● EXERCISE:
Retype exactly the lines from the first one through the line with "import * as", including both ends; skip any pictures.

● SOURCE MATERIAL:
[start]

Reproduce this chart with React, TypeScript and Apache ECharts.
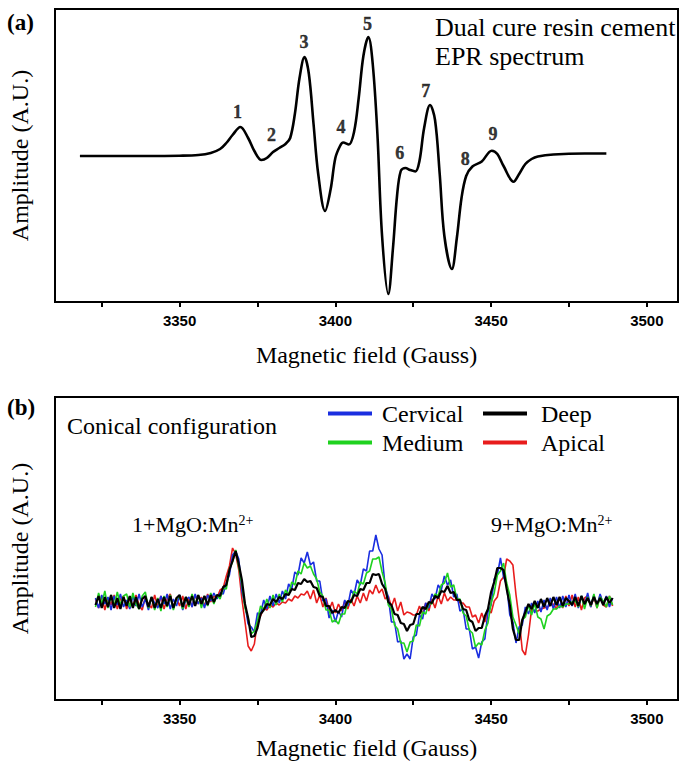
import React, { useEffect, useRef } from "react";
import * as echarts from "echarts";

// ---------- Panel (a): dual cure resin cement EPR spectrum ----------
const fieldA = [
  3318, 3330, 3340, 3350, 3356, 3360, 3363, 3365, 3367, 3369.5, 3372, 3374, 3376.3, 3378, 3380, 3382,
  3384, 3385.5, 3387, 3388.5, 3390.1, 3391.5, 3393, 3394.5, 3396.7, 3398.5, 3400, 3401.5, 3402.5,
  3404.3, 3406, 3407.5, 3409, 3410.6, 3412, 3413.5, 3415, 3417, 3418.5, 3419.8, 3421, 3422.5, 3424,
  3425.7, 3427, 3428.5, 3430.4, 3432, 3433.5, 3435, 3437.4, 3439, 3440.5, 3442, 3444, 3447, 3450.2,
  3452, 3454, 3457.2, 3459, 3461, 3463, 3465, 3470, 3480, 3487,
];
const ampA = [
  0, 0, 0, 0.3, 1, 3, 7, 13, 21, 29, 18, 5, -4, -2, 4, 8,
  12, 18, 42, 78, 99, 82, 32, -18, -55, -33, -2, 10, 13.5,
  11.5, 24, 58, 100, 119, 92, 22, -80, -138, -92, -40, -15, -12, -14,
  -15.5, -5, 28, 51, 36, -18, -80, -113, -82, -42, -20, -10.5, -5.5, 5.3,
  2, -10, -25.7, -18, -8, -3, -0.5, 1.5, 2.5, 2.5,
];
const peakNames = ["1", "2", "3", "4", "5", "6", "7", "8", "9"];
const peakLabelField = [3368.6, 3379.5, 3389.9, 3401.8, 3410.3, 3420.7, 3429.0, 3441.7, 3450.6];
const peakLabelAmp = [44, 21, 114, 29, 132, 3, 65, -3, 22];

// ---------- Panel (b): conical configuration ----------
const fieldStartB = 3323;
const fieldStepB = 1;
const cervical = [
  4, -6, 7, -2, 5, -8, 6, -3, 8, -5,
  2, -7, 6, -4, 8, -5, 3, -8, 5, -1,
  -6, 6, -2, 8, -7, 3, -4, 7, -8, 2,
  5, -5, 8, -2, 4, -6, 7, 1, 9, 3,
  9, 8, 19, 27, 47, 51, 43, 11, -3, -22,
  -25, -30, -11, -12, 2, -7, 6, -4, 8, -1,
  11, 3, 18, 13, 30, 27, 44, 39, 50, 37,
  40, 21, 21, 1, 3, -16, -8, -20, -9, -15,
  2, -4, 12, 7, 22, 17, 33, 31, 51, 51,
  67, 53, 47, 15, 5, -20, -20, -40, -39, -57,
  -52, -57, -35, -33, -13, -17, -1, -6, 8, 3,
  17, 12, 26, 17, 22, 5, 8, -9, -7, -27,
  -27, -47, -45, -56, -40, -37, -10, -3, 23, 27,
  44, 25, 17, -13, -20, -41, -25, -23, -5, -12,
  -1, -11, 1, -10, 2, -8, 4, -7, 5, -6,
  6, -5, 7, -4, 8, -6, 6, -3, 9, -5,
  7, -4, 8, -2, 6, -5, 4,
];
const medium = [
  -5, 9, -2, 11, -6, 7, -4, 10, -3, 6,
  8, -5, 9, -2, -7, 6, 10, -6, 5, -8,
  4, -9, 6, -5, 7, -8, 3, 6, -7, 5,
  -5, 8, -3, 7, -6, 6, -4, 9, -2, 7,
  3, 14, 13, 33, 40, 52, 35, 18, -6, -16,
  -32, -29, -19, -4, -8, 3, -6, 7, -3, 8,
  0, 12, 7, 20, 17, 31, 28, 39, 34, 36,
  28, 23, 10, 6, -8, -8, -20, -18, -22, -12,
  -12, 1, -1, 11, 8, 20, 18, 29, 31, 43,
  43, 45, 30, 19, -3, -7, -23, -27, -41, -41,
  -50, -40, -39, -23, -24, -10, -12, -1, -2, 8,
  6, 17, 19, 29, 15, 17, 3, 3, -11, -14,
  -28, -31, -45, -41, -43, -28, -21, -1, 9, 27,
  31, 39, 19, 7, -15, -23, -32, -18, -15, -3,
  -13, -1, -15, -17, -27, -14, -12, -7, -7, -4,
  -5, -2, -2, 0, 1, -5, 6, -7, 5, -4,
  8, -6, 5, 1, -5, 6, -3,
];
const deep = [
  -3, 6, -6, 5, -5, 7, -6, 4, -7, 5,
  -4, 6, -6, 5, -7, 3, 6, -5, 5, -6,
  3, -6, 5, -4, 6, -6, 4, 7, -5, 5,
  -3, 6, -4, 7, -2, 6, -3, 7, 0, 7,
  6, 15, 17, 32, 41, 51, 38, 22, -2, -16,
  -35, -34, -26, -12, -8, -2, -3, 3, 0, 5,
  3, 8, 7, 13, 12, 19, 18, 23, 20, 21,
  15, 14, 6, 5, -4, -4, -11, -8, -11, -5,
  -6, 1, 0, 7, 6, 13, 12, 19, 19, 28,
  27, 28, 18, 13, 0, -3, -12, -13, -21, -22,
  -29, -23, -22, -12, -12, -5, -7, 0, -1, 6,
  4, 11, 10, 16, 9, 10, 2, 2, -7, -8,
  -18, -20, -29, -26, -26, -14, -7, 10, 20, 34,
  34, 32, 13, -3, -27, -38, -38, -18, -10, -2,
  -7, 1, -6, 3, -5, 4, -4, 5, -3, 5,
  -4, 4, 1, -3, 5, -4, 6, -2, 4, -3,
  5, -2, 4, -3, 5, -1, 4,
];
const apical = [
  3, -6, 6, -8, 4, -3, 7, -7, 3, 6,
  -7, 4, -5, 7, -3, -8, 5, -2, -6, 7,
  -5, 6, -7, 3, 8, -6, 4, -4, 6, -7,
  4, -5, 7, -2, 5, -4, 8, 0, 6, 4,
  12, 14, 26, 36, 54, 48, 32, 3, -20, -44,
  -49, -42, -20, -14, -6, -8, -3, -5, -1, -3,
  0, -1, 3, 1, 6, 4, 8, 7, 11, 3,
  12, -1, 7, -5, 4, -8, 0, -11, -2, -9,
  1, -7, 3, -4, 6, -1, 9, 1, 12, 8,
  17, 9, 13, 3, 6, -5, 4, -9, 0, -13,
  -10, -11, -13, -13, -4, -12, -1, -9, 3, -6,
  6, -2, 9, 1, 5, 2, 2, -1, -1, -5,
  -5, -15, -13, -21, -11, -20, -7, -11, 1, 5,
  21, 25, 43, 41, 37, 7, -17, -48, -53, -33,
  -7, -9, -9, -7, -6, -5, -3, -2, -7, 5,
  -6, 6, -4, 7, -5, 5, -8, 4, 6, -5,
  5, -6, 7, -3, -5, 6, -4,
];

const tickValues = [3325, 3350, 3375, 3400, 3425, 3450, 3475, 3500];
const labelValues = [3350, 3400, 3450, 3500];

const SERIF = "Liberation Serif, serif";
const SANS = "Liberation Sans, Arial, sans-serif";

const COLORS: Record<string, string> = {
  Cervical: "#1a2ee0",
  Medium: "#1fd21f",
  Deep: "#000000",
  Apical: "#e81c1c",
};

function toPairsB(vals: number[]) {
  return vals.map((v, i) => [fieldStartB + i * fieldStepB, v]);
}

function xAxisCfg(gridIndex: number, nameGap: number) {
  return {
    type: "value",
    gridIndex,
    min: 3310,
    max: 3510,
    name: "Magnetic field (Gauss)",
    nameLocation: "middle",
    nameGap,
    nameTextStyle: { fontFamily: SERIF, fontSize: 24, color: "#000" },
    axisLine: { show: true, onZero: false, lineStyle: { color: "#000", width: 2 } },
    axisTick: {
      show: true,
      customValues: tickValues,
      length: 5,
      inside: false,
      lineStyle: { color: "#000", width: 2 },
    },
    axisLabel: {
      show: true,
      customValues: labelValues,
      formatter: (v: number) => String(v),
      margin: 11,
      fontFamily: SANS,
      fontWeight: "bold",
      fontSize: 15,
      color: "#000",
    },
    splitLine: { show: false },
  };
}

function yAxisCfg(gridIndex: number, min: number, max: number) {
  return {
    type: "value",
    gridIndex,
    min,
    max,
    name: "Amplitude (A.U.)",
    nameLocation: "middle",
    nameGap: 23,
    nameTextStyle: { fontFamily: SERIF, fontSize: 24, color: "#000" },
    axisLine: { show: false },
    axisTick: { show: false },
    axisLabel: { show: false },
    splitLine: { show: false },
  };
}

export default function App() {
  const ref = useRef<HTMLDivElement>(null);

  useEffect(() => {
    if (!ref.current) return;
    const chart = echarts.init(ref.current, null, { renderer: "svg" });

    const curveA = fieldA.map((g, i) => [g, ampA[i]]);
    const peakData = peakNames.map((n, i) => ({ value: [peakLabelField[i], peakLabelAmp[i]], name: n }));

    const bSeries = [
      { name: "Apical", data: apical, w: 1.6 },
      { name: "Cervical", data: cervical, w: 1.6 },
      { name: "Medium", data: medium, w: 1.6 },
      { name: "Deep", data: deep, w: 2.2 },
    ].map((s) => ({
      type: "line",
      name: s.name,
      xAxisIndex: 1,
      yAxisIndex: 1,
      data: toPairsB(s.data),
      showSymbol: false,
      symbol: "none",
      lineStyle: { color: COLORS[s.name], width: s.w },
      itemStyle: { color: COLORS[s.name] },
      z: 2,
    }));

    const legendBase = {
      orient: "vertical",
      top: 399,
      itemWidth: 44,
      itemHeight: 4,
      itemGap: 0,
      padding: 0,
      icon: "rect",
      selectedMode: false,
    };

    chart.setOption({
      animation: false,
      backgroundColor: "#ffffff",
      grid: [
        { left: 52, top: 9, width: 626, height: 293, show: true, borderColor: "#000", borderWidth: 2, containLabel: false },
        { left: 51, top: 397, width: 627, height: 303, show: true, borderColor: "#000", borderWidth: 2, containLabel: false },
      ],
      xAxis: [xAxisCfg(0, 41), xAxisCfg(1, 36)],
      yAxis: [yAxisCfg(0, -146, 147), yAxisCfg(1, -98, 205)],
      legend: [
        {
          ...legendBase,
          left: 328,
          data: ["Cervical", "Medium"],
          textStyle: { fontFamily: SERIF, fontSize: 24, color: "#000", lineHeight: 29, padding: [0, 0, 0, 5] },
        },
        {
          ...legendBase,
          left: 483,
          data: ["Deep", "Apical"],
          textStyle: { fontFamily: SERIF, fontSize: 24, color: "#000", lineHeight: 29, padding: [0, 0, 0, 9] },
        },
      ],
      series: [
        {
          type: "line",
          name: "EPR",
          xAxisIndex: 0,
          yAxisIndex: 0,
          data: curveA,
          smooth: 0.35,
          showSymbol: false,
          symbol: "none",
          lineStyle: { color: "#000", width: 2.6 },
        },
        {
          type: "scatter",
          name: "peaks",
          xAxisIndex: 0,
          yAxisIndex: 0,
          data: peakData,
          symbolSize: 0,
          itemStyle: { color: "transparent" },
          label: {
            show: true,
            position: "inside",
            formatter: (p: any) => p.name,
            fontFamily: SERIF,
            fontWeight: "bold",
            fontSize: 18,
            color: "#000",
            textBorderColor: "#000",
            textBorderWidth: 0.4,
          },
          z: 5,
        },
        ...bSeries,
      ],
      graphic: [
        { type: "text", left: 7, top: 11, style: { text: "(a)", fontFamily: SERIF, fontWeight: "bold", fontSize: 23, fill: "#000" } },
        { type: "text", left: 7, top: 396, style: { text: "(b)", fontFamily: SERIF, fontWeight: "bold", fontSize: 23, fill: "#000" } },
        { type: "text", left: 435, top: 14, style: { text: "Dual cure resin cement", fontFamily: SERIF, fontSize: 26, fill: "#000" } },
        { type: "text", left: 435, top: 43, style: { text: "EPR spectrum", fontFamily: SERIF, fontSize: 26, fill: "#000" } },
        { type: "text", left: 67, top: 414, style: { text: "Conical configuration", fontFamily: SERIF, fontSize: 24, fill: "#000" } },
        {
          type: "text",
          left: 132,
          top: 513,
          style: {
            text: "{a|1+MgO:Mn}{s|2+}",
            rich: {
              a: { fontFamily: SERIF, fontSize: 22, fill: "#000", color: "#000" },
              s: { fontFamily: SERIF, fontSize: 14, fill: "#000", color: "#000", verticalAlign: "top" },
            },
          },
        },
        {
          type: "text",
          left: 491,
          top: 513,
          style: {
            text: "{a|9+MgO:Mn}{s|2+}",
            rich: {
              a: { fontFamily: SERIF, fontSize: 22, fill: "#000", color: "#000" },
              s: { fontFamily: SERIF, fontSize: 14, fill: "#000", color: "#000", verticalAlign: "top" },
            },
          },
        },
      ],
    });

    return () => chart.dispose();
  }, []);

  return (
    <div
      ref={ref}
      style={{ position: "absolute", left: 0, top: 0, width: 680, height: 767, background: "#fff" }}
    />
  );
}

[end]

● OUTPUT OF THE EXERCISE:
Reproduce this chart with React, TypeScript and Apache ECharts.
import React, { useEffect, useRef } from "react";
import * as echarts from "echarts";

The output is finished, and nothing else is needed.